### Task
Repeat everything from the first line of the listing below through the line that contains "45.0, 43.28, 41.8]", exactly. Leave out pictures.

┌─ Given information

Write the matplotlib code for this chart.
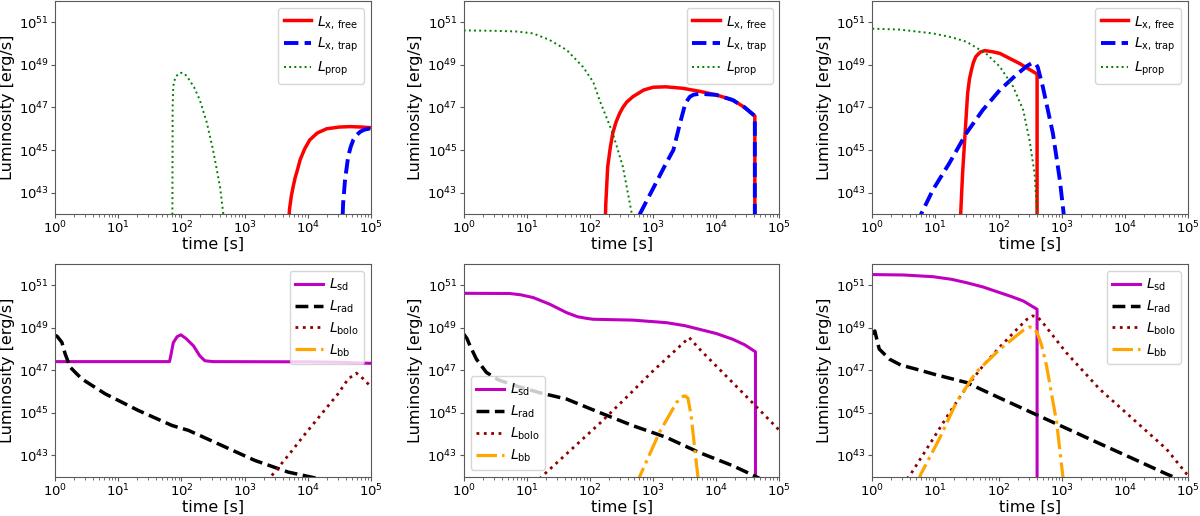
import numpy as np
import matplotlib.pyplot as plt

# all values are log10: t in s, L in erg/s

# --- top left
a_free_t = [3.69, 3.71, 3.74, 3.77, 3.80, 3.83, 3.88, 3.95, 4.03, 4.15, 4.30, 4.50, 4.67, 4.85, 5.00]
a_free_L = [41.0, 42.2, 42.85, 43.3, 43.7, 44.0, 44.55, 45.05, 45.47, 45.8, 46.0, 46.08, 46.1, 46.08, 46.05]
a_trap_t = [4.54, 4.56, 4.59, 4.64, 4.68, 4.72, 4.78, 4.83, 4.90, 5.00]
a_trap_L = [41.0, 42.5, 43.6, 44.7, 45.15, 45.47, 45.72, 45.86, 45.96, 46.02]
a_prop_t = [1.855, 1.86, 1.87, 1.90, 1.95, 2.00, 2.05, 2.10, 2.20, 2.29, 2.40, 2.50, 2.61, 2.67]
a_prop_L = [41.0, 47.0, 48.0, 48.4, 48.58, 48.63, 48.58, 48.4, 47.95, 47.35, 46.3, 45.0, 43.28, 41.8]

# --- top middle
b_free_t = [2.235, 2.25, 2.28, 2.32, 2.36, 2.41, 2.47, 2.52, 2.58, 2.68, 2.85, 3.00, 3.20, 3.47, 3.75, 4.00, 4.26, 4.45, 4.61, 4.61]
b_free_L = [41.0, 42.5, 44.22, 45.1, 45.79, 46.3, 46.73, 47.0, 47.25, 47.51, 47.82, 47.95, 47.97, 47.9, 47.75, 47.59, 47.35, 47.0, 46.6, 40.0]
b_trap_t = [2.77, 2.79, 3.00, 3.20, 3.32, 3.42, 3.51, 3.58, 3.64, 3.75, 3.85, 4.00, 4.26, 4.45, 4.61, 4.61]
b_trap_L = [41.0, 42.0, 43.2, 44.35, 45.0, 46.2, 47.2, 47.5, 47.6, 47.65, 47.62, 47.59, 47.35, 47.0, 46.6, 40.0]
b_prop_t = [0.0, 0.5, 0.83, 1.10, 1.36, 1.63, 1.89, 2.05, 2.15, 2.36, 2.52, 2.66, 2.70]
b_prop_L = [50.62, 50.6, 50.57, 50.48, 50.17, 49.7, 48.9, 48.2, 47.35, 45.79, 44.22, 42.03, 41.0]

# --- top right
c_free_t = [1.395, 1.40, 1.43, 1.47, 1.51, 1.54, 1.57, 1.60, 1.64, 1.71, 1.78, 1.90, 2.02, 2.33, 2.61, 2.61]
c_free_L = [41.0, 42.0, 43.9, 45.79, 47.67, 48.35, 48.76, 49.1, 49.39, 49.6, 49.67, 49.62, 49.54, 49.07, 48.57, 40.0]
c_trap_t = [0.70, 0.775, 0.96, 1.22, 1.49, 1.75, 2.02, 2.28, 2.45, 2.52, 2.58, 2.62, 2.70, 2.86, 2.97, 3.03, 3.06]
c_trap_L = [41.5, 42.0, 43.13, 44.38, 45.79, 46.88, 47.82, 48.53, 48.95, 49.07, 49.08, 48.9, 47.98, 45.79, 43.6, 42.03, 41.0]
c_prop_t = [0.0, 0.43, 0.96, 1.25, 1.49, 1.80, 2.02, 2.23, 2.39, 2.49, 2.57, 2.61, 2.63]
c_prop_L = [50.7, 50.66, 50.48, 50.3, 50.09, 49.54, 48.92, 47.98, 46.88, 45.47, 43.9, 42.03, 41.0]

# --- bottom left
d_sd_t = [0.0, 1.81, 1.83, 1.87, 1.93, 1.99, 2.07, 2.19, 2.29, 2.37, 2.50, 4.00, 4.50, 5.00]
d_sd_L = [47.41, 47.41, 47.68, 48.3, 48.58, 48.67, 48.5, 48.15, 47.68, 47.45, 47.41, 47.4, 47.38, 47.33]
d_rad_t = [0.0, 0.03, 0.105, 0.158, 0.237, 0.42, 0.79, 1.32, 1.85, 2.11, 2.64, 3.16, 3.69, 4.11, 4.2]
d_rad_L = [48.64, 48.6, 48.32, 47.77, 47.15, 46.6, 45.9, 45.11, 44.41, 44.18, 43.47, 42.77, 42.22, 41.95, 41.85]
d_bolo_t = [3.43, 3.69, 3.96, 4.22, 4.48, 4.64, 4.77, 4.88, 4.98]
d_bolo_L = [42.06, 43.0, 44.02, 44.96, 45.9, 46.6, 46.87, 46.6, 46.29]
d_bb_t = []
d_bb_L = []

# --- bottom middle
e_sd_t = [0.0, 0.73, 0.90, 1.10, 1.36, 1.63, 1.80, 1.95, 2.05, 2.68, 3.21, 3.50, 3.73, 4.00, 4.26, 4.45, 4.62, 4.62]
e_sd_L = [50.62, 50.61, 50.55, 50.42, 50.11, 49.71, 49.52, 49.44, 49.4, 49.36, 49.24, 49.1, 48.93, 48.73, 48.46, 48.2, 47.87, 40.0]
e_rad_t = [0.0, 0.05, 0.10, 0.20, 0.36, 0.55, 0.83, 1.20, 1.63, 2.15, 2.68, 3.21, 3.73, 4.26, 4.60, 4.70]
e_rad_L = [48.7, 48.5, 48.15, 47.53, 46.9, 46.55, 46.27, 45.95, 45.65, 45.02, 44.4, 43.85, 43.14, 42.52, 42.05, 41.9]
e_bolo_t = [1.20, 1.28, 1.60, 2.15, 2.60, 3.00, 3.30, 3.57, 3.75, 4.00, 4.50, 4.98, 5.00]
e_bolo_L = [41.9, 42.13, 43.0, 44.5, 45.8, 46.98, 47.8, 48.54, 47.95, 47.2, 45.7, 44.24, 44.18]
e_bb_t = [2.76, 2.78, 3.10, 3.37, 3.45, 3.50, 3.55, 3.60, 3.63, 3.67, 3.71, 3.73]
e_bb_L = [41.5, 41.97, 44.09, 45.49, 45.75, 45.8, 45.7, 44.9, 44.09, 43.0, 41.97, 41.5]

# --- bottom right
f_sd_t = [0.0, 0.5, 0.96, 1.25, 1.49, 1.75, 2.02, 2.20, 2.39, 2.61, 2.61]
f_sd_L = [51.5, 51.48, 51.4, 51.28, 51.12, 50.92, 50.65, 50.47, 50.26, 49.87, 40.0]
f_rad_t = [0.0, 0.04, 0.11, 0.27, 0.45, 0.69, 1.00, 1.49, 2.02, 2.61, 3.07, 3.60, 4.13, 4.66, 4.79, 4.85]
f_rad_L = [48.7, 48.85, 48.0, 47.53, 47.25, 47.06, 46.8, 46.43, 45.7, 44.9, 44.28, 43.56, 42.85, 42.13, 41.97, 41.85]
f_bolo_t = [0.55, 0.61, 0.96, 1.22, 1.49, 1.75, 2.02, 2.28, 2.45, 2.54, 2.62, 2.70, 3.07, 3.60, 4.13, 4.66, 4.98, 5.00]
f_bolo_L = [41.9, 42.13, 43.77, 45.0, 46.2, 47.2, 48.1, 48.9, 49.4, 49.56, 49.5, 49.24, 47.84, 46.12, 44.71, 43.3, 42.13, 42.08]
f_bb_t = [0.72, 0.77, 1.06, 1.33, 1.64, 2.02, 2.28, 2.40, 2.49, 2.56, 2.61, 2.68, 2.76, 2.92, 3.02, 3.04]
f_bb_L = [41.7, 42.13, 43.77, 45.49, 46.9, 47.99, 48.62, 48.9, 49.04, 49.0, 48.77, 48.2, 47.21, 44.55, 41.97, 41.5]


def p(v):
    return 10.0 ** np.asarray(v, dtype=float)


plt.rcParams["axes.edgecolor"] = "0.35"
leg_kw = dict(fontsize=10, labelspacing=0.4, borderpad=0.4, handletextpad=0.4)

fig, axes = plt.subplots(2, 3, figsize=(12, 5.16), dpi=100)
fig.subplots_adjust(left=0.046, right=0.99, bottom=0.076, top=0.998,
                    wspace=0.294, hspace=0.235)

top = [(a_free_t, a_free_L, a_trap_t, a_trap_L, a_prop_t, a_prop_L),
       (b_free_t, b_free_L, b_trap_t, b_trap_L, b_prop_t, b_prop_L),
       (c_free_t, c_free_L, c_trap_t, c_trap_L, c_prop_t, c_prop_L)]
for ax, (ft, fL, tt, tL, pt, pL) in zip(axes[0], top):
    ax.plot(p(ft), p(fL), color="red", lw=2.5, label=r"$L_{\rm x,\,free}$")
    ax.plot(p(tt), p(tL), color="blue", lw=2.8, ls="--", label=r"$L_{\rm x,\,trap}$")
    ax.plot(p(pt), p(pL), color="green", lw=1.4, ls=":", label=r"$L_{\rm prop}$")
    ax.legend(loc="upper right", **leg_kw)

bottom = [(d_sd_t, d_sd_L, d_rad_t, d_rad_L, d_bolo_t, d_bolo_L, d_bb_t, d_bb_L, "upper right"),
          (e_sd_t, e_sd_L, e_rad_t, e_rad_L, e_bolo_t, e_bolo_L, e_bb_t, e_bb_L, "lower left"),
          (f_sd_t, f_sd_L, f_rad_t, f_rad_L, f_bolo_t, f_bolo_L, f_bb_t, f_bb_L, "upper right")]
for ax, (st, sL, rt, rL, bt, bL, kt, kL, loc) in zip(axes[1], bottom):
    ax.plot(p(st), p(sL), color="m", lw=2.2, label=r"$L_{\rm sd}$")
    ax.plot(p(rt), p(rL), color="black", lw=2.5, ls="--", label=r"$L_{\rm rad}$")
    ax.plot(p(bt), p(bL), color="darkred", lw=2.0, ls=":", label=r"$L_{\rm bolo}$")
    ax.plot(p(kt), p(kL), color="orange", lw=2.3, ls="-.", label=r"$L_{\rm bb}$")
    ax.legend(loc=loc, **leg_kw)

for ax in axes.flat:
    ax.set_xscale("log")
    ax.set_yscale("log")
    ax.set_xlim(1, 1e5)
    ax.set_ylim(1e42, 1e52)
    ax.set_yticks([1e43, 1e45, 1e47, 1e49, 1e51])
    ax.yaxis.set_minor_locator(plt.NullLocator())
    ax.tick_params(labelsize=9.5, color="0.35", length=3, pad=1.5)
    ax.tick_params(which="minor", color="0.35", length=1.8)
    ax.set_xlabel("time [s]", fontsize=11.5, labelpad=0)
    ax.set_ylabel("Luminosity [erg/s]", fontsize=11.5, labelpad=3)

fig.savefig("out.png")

└─

### Answer for this exercise
Write the matplotlib code for this chart.
import numpy as np
import matplotlib.pyplot as plt

# all values are log10: t in s, L in erg/s

# --- top left
a_free_t = [3.69, 3.71, 3.74, 3.77, 3.80, 3.83, 3.88, 3.95, 4.03, 4.15, 4.30, 4.50, 4.67, 4.85, 5.00]
a_free_L = [41.0, 42.2, 42.85, 43.3, 43.7, 44.0, 44.55, 45.05, 45.47, 45.8, 46.0, 46.08, 46.1, 46.08, 46.05]
a_trap_t = [4.54, 4.56, 4.59, 4.64, 4.68, 4.72, 4.78, 4.83, 4.90, 5.00]
a_trap_L = [41.0, 42.5, 43.6, 44.7, 45.15, 45.47, 45.72, 45.86, 45.96, 46.02]
a_prop_t = [1.855, 1.86, 1.87, 1.90, 1.95, 2.00, 2.05, 2.10, 2.20, 2.29, 2.40, 2.50, 2.61, 2.67]
a_prop_L = [41.0, 47.0, 48.0, 48.4, 48.58, 48.63, 48.58, 48.4, 47.95, 47.35, 46.3, 45.0, 43.28, 41.8]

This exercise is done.